**WHAT THE TASK ASKS**.
Give again, word for word, the lines below that run from the line with "Reproduce this chart with Altair." through the line with "import pandas as pd". Drop the pictures.
+--
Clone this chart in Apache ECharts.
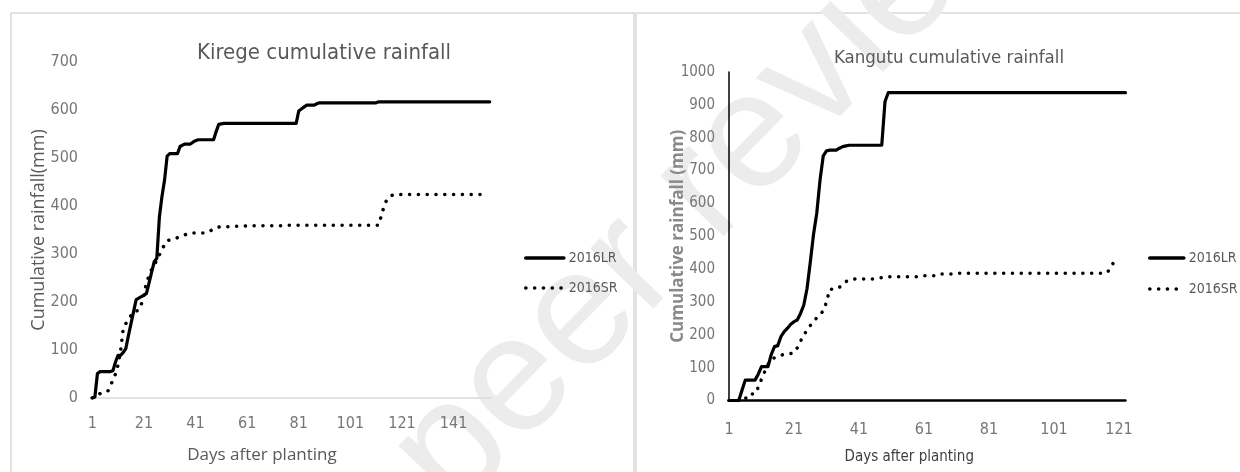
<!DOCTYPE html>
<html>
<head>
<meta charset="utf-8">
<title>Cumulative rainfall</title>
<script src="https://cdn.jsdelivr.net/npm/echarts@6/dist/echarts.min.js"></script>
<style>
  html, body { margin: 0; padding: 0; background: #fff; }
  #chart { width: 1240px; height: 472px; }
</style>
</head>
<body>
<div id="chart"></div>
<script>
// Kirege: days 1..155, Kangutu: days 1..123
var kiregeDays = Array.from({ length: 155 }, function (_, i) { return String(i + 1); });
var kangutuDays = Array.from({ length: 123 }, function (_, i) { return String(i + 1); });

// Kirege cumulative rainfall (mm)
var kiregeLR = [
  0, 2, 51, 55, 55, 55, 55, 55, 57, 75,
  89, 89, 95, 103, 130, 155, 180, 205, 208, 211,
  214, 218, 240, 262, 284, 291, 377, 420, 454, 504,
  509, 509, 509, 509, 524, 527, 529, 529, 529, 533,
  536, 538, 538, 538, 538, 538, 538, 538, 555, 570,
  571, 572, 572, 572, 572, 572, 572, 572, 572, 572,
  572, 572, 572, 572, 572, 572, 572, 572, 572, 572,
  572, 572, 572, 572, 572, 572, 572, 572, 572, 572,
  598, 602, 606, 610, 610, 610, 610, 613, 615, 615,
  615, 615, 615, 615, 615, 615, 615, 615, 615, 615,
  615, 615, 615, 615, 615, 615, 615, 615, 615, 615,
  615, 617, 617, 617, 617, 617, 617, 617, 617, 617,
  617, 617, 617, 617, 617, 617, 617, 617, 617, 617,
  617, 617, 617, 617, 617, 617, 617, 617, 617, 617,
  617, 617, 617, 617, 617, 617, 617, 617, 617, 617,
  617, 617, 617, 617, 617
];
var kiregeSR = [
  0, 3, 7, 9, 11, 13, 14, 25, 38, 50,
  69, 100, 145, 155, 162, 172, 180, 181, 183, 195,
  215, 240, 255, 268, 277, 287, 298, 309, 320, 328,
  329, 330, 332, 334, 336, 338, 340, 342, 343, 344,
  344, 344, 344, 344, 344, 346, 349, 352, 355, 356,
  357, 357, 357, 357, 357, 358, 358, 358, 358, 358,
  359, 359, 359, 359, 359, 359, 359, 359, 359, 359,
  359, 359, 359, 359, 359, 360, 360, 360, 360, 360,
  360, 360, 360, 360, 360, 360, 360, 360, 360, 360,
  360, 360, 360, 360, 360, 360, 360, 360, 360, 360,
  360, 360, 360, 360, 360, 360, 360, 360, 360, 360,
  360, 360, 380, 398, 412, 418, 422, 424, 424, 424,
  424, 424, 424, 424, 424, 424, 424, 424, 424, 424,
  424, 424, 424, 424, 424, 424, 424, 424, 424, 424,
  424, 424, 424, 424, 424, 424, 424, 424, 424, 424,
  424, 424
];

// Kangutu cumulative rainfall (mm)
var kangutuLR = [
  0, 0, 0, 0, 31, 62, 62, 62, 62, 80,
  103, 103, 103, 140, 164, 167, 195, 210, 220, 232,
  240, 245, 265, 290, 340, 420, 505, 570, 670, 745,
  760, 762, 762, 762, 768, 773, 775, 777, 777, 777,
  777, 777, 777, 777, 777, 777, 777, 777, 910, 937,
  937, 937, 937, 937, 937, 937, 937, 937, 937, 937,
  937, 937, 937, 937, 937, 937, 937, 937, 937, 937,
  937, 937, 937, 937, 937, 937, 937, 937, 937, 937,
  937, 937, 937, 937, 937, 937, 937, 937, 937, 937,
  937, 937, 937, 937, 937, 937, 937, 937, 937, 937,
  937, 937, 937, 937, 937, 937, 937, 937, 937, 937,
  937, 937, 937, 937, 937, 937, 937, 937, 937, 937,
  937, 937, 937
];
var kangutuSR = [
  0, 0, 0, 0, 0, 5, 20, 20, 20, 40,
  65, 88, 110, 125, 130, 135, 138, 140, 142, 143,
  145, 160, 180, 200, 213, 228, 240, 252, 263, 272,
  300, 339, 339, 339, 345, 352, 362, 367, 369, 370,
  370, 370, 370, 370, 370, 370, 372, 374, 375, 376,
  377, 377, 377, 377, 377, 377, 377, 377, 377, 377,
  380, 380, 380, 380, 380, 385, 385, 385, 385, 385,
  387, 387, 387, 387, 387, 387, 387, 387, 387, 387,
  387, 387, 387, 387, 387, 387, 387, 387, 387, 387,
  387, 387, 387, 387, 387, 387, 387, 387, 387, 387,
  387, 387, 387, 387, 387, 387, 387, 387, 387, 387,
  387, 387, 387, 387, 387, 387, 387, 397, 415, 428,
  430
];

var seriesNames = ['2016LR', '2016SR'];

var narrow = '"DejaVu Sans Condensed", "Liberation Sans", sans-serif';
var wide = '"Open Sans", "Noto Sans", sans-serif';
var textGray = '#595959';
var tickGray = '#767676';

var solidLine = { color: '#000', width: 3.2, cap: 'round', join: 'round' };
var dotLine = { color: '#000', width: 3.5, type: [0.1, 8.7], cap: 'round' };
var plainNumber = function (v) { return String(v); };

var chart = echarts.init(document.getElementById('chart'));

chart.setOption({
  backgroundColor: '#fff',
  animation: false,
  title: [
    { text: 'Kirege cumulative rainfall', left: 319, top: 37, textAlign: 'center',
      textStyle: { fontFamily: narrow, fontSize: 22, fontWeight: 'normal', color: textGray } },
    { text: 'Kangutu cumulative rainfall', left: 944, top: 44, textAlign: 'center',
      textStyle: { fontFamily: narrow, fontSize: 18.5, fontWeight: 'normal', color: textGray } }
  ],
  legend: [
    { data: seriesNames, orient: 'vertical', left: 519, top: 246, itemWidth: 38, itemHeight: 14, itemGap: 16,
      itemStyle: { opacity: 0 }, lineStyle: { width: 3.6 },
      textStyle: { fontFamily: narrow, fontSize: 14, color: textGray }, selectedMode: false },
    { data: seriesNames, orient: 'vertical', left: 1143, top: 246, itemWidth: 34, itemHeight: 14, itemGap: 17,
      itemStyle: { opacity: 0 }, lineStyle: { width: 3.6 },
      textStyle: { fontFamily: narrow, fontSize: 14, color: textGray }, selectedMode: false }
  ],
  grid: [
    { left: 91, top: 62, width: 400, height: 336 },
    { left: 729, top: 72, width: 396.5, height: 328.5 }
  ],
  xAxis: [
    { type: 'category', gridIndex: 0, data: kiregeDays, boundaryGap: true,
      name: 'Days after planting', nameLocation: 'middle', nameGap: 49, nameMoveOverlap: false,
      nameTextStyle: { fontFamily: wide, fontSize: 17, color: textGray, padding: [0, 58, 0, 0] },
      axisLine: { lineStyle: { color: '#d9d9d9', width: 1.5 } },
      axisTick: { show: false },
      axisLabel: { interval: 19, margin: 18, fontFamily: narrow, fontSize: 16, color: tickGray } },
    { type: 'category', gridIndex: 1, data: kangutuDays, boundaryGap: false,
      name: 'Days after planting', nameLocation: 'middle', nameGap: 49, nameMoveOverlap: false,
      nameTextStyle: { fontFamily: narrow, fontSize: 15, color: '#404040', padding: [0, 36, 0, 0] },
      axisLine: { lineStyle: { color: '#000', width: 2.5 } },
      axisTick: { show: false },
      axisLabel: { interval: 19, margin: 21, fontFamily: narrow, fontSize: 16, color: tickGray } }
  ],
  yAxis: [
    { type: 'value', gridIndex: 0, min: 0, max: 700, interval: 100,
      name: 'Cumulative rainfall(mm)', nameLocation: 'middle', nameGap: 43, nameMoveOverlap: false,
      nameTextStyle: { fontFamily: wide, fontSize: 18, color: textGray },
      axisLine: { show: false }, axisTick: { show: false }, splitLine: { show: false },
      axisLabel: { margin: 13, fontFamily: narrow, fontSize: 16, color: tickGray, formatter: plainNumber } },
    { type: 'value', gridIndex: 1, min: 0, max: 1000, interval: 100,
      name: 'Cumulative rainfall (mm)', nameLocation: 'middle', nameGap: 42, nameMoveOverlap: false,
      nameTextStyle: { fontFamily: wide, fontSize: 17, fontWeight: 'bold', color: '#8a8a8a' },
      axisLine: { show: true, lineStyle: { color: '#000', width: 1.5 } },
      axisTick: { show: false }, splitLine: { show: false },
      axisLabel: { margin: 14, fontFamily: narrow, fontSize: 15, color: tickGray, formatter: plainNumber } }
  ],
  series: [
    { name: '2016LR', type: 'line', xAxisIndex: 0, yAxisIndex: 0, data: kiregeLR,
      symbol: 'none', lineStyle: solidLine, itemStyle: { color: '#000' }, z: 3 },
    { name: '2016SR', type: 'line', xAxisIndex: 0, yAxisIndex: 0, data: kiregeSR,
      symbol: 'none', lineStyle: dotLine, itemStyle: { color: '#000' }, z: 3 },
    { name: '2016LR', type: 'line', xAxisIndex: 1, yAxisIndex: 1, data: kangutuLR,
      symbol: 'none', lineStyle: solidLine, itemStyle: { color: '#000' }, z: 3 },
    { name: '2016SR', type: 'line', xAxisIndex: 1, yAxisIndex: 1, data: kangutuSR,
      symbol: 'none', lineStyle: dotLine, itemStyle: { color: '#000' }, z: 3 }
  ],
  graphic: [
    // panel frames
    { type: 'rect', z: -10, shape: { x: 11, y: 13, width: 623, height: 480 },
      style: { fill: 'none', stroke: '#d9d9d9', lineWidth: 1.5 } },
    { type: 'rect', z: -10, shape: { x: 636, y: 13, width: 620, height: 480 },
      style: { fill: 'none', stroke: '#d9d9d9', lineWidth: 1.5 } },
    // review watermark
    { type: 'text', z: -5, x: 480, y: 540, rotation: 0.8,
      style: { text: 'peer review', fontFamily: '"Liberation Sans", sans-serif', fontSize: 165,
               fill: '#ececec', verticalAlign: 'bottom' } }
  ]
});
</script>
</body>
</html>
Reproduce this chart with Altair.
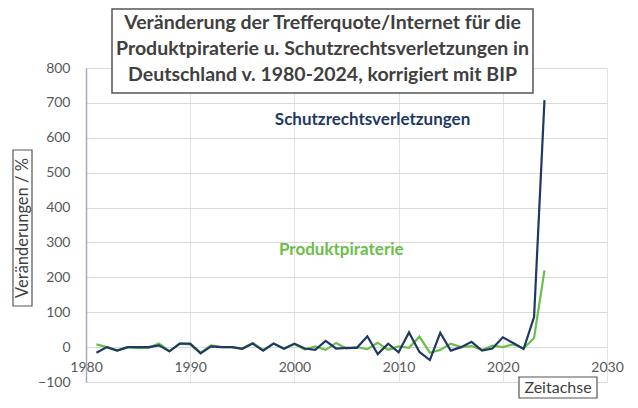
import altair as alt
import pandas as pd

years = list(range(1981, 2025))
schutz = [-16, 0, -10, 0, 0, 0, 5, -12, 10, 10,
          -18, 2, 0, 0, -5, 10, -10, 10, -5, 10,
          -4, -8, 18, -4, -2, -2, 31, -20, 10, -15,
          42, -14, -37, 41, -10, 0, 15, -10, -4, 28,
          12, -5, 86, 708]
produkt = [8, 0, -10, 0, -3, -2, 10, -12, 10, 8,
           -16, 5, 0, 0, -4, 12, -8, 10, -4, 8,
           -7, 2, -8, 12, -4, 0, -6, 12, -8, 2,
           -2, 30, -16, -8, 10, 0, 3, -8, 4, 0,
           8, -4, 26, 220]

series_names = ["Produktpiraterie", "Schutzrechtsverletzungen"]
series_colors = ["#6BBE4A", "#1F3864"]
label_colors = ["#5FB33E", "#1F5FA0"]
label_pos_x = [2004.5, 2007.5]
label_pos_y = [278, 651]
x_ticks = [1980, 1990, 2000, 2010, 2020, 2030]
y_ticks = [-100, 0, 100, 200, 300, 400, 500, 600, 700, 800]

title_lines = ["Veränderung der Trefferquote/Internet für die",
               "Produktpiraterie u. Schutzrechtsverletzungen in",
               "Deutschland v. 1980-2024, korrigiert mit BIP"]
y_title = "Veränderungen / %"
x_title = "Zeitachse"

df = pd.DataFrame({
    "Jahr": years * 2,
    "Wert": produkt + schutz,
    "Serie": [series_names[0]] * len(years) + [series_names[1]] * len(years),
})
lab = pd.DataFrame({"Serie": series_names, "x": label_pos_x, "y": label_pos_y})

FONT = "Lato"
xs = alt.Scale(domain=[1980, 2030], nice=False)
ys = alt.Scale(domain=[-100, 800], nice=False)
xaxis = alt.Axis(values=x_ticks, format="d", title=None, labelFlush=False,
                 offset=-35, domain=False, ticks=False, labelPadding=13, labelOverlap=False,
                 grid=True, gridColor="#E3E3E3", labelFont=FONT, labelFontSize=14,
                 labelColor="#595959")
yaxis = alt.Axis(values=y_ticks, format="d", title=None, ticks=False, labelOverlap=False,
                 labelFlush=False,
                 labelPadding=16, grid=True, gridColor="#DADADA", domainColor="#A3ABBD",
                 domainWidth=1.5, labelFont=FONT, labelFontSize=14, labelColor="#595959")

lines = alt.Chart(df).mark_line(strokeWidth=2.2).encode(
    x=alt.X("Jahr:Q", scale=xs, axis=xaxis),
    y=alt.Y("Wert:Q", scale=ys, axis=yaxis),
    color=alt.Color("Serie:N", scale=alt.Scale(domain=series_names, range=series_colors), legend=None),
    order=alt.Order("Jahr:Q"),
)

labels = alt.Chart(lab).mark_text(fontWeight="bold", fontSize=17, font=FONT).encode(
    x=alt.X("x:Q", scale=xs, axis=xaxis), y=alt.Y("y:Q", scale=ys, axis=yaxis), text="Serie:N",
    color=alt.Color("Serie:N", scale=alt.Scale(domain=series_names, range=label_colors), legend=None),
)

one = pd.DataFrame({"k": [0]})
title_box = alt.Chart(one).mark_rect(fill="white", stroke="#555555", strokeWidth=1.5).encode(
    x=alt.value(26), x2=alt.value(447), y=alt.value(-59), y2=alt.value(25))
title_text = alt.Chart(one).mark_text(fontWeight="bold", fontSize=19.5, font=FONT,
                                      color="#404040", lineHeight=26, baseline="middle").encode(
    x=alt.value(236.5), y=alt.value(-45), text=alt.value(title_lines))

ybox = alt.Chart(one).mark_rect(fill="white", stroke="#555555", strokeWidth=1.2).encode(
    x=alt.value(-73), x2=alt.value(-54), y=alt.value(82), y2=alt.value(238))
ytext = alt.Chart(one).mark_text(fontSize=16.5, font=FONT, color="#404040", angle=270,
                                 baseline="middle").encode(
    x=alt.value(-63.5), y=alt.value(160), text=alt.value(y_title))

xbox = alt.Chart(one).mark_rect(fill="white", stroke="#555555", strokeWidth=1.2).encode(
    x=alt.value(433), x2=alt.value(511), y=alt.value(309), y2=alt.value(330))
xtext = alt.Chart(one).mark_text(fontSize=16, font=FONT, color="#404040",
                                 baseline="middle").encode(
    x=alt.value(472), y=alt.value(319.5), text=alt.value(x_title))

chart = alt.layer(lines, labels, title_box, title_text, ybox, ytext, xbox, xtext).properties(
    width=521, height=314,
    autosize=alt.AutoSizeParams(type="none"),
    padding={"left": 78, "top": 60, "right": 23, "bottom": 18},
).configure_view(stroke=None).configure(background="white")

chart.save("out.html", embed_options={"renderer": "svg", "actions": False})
+--
**SOLUTION**.
Reproduce this chart with Altair.
import altair as alt
import pandas as pd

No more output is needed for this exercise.